3.4. Comparative Test of Four YOLOv5 Models
An identification test was conducted for the four YOLOv5 series models to verify the rationality of the model selected in this study. The comprehensive performance of each model was determined to prove whether it was an optimal model. The test data of each model are shown in
Table 4.
As shown in
Table 4, all the models have high F1 rating values that surpassed 85%. The YOLOv5s model has the fastest average time per frame, reaching 8.64 milliseconds, which is higher than the other three. The YOLOv5s model only has 20 MB of memory, which is far smaller than the 100 MB or more of other models. The above data prove that YOLOv5s has high precision and a fast response speed, which is suitable for real-time detection used in small-scale agricultural operations.
Therefore, the proposed target identification technology of single-target and double-frame flower identification based on YOLOv5 can adequately realise the precise targeting of the pollination of kiwi flowers.
4. Discussion
In this study, a recognition model based on YOLOv5 was proposed for kiwi flower pollination. The experimental results show that the model has a high degree of recognition in terms of the overlap and tilt angle of kiwi flowers, can ensure extremely high accuracy, and can provide accurate coordinate information regarding kiwi flowers and flower buds, thus facilitating the development of an accurate pollination strategy.
In model’s training process, the K-means++ clustering algorithm was adopted. Compared with the K-means algorithm, the optimised clustering algorithm can obtain a better initial clustering centre, select a more appropriate anchor frame size, and improve the calculation speed of the algorithm. The CBMA mechanism was incorporated into the model, which improved the model’s extraction accuracy of kiwi flower features, effectively reduced the rate of missed detection and error detection, thus saving computational workload such that it was easier for the visual system to extract the features in the image. The optimization of the detection function improved the recognition of flower overlaps and the accuracy of flower tilt angle calculation and accurately determined the flower coordinates, pollination point coordinates, and pollination angles.
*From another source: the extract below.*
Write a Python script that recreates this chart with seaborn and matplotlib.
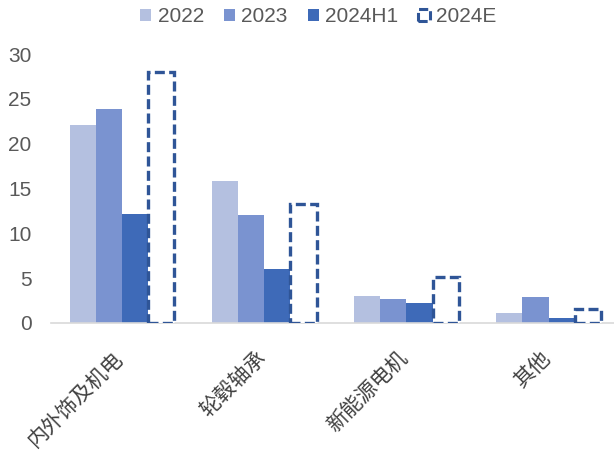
import matplotlib
matplotlib.use("Agg")
import matplotlib.pyplot as plt
import matplotlib.transforms as mtrans
import seaborn as sns
import pandas as pd
from matplotlib.patches import Patch

categories = ["内外饰及机电", "轮毂轴承", "新能源电机", "其他"]
series = ["2022", "2023", "2024H1", "2024E"]
v2022 = [22.1, 15.8, 3.0, 1.1]
v2023 = [23.9, 12.0, 2.7, 2.9]
v2024h1 = [12.2, 6.0, 2.2, 0.6]
v2024e = [28.0, 13.3, 5.1, 1.6]
yticks = [0, 5, 10, 15, 20, 25, 30]

colors = ["#B4C0E0", "#7A93D0", "#3E6AB8", "#FFFFFF"]
edge_e = "#2F5597"

rows = []
for s, vals in zip(series, [v2022, v2023, v2024h1, v2024e]):
    for c, v in zip(categories, vals):
        rows.append({"cat": c, "series": s, "value": v})
df = pd.DataFrame(rows)

sns.set_theme(style="white")
plt.rcParams["font.family"] = ["Liberation Sans", "Noto Sans CJK SC", "DejaVu Sans"]

fig = plt.figure(figsize=(6.14, 4.55), dpi=100)
ax = fig.add_axes([51/614, 1 - 323/455, 1 - 51/614, (323 - 54)/455])

sns.barplot(data=df, x="cat", y="value", hue="series", order=categories,
            hue_order=series, palette=colors, width=0.735, ax=ax,
            saturation=1, legend=False, linewidth=0)

dash = (0, (3, 1.3))
for p in ax.containers[3]:
    p.set_facecolor("white")
    p.set_edgecolor(edge_e)
    p.set_linestyle(dash)
    p.set_linewidth(2.4)
    p.set_zorder(3)

ax.set_xlim(-0.5, 3.46)
ax.set_ylim(0, 30)
ax.set_yticks(yticks)
ax.set_yticklabels([str(t) for t in yticks], fontsize=15, color="#595959",
                   family="Liberation Sans")
ax.set_xlabel("")
ax.set_ylabel("")
for s in ["top", "right", "left"]:
    ax.spines[s].set_visible(False)
ax.spines["bottom"].set_color("#D9D9D9")
ax.spines["bottom"].set_linewidth(1.2)
ax.tick_params(axis="both", length=0)
ax.tick_params(axis="y", pad=14)
ax.set_xticks(range(len(categories)))
ax.set_xticklabels(categories, rotation=45, ha="right", rotation_mode="anchor",
                   fontsize=15, color="#404040", family=["Noto Sans CJK SC"])
ax.tick_params(axis="x", pad=17)
for i, lab in enumerate(ax.get_xticklabels()):
    off = mtrans.ScaledTranslation(-10 / 100, 0, fig.dpi_scale_trans)
    lab.set_transform(lab.get_transform() + off)
ax.grid(False)

handles = [Patch(facecolor=colors[0], edgecolor="none"),
           Patch(facecolor=colors[1], edgecolor="none"),
           Patch(facecolor=colors[2], edgecolor="none"),
           Patch(facecolor="white", edgecolor=edge_e, linestyle=dash, linewidth=2.2)]
leg = fig.legend(handles, series, loc="upper center", bbox_to_anchor=(0.518, 1.025),
                 ncol=4, frameon=False, fontsize=15, handlelength=0.55, handleheight=0.55,
                 handletextpad=0.3, columnspacing=0.95)
for t in leg.get_texts():
    t.set_color("#595959")

fig.savefig("out.png", dpi=100)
Different algorithms were used to identify the features of overlapping flowers. The effectiveness of YOLOv5 and other algorithms, such as Faster-RCNN, SSD, VGG, etc, was compared. Consequently, it was determined that the YOLOv5s model performs the best as the predicted values of flowers and stamens can reach 96.7% and 91.1%, respectively, while maintaining high recall values, which can meet the identification requirements regarding kiwi flower overlap and tilt angles. Among the four YOLOv5 series models, compared with YOLOv5m, YOLOv5l, and YOLOv5x, YOLOv5s has higher F1 values, the shortest average recognition time, and the smallest memory size, demonstrating its advantages of a fast response speed and high precision.
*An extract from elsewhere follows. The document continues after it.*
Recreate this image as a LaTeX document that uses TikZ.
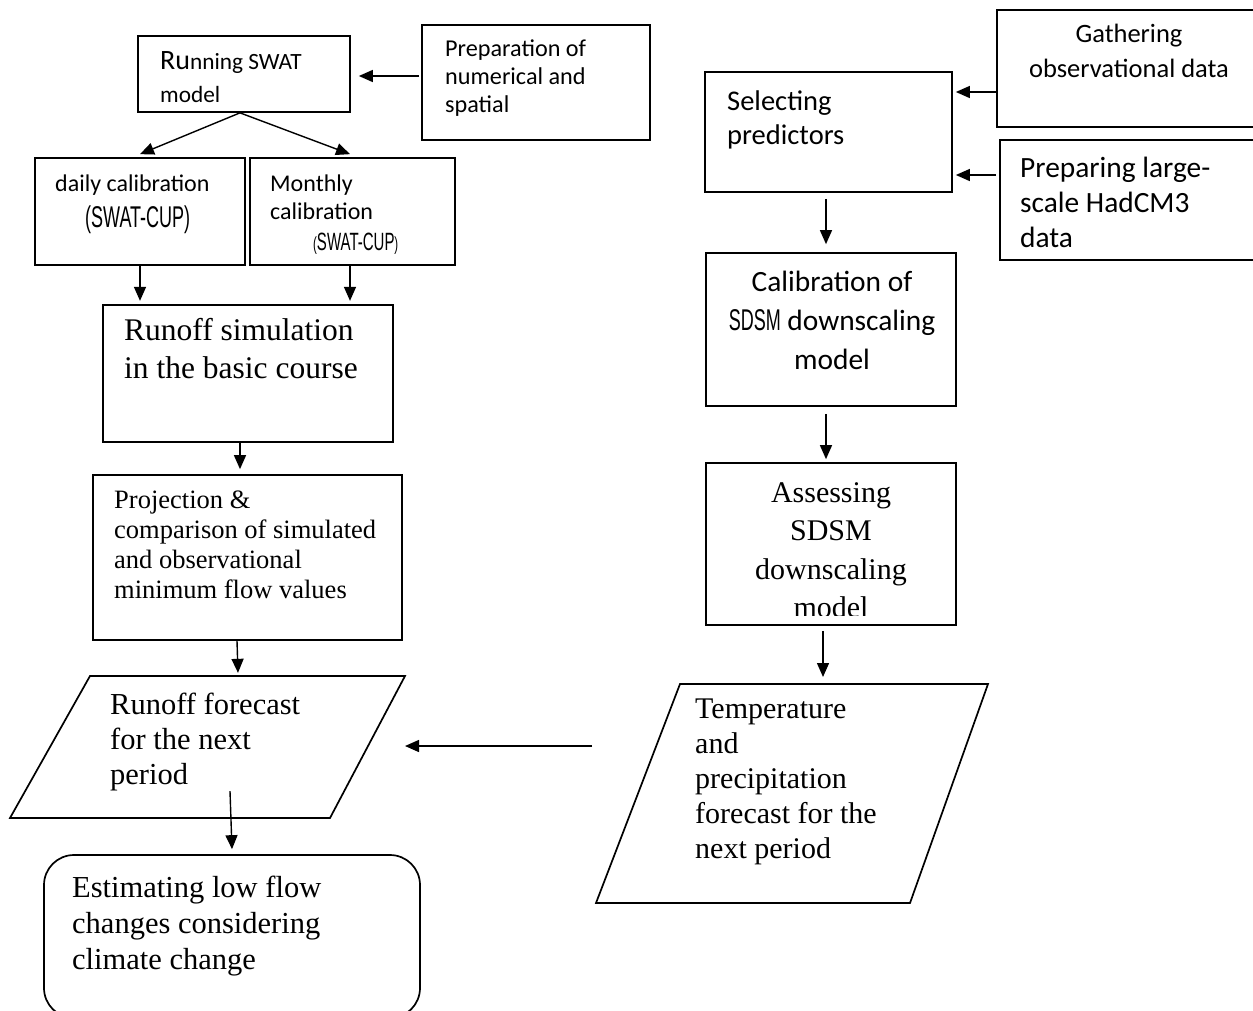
\documentclass[tikz,border=0pt]{standalone}
\usepackage{fontspec}
\setmainfont{Liberation Serif}
\newfontfamily\calfont{Carlito}
\newfontfamily\agfont[FakeStretch=0.6]{Liberation Sans}
\usetikzlibrary{arrows.meta,calc}

\tikzset{
  box/.style={draw,line width=1.7pt,inner sep=0pt},
  slant/.style={line width=1.7pt,line join=miter},
  txt/.style={anchor=north west,inner sep=0pt,align=left},
  ctxt/.style={anchor=north,inner sep=0pt,align=center},
  arr/.style={-{Triangle[length=14pt,width=12pt]},line width=1.4pt},
}

\begin{document}
\begin{tikzpicture}[x=1pt,y=-1pt]
\useasboundingbox (0,0) rectangle (1253,1010);

% SWAT side
\node[box,minimum width=212pt,minimum height=76pt] (run) at (244,74) {};
\node[box,minimum width=228pt,minimum height=115pt] (prep) at (536,82.5) {};
\node[box,minimum width=210pt,minimum height=107pt] (daily) at (140,211.5) {};
\node[box,minimum width=205pt,minimum height=107pt] (monthly) at (352.5,211.5) {};
\node[box,minimum width=290pt,minimum height=137pt] (runsim) at (248,373.5) {};
\node[box,minimum width=309pt,minimum height=165pt] (proj) at (247.5,557.5) {};
\coordinate (runfc) at (207.5,747);
\draw[slant] (90,676) -- (405,676) -- (330,818) -- (10,818) -- cycle;
\node[box,rounded corners=30pt,minimum width=376pt,minimum height=163pt] (estim) at (232,936.5) {};

% SDSM side
\node[box,minimum width=268pt,minimum height=117pt] (gather) at (1131,68.5) {};
\node[box,minimum width=265pt,minimum height=120pt] (large) at (1132.5,200) {};
\node[box,minimum width=247pt,minimum height=120pt] (select) at (828.5,132) {};
\node[box,minimum width=250pt,minimum height=153pt] (calib) at (831,329.5) {};
\node[box,minimum width=250pt,minimum height=162pt] (assess) at (831,544) {};
\coordinate (tempfc) at (792,793.5);
\draw[slant] (680,684) -- (988,684) -- (910,903) -- (596,903) -- cycle;

% texts
\node[txt,font=\calfont\fontsize{23.3}{33}\selectfont] (runT) at (160,51)
  {{\fontsize{28}{33}\selectfont Ru}nning SWAT\\model};
\node[txt,font=\calfont\fontsize{24.2}{28}\selectfont] (prepT) at (445,40)
  {Preparation of\\numerical and\\spatial};
\node[txt,font=\calfont\fontsize{24}{32}\selectfont] (dailyT) at (55,175) {daily calibration};
\node[txt,font=\agfont\fontsize{30}{32}\selectfont] (dailyC) at (85,206) {(SWAT-CUP)};
\node[txt,font=\calfont\fontsize{24}{28}\selectfont] (monthlyT) at (270,175) {Monthly\\calibration};
\node[txt,font=\agfont\fontsize{25}{28}\selectfont] (monthlyC) at (313,233)
  {{\fontsize{19}{20}\selectfont(}SWAT-CUP{\fontsize{19}{20}\selectfont)}};
\node[txt,font=\fontsize{31.5}{38}\selectfont] (runsimT) at (124,318)
  {Runoff simulation\\in the basic course};
\node[txt,font=\fontsize{26.5}{30}\selectfont] (projT) at (114,491)
  {Projection \&\\comparison of simulated\\and observational\\minimum flow values};
\node[txt,font=\fontsize{30.5}{35}\selectfont] (runfcT) at (110,693)
  {Runoff forecast\\for the next\\period};
\node[txt,font=\fontsize{30.5}{36}\selectfont] (estimT) at (72,876)
  {Estimating low flow\\changes considering\\climate change};

\node[ctxt,font=\calfont\fontsize{26.5}{35}\selectfont] (gatherT) at (1129,24)
  {Gathering\\observational data};
\node[txt,font=\calfont\fontsize{29.4}{35}\selectfont] (largeT) at (1020,157)
  {Preparing large-\\scale HadCM3\\data};
\node[txt,font=\calfont\fontsize{28.5}{34}\selectfont] (selectT) at (727,91)
  {Selecting\\predictors};
\node[ctxt,font=\calfont\fontsize{29.4}{39}\selectfont] (calibT) at (832,271)
  {Calibration of\\{\agfont\fontsize{30}{39}\selectfont SDSM} downscaling\\model};
\begin{scope}
  \clip ($(assess.north west)+(1,1)$) rectangle ($(assess.south east)+(-1,-10)$);
  \node[ctxt,font=\fontsize{30}{38.5}\selectfont] (assessT) at (831,482)
    {Assessing\\SDSM\\downscaling\\model};
\end{scope}
\node[txt,font=\fontsize{30}{35}\selectfont] (tempfcT) at (695,699)
  {Temperature\\and\\precipitation\\forecast for the\\next period};

% connectors
\draw[arr] ($(prep.west)+(-2,-6.5)$) -- ($(run.east)+(8,2)$);
\draw[arr] ($(run.south)+(-4,0)$) -- ($(daily.north)+(0,-3)$);
\draw[arr] ($(run.south)+(-4,0)$) -- ($(monthly.north)+(-2.5,-3)$);
\draw[arr] (daily.south) -- ($(daily.south)+(0,35)$);
\draw[arr] ($(monthly.south)+(-2.5,0)$) -- ($(monthly.south)+(-2.5,35)$);
\draw[arr] ($(runsim.south)+(-8,0)$) -- ($(proj.north)+(-7.5,-5)$);
\draw[arr] ($(proj.south)+(-10.5,0)$) -- ($(proj.south)+(-9.5,32)$);
\draw[arr] ($(estim.north)+(-2,-63)$) -- ($(estim.north)+(0,-5)$);
\draw[arr] ($(tempfc)+(-200,-47.5)$) -- ($(runfc)+(197.5,-1)$);

\draw[arr] ($(gather.west)+(0,23.5)$) -- ($(select.east)+(3,-40)$);
\draw[arr] ($(large.west)+(-3,-25)$) -- ($(select.east)+(3,43)$);
\draw[arr] ($(select.south)+(-2.5,6)$) -- ($(calib.north)+(-5,-8)$);
\draw[arr] ($(calib.south)+(-5,7)$) -- ($(assess.north)+(-5,-3)$);
\draw[arr] ($(assess.south)+(-8,5)$) -- ($(tempfc)+(31,-116.5)$);
\end{tikzpicture}
\end{document}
The algorithmic model of this study is suitable for kiwifruit plantations with flat ground but requires suitable lighting conditions. For kiwifruit plantations with rugged ground, it is very likely that smaller targets may appear, so a small target detection layer needs to be incorporated into the algorithm model to improve its recognition accuracy. Moreover, considering the night pollination to improve overall pollination efficiency, it is necessary to enhance the illumination and corresponding filtering treatment of the images selected at night to improve the accuracy of night target recognition.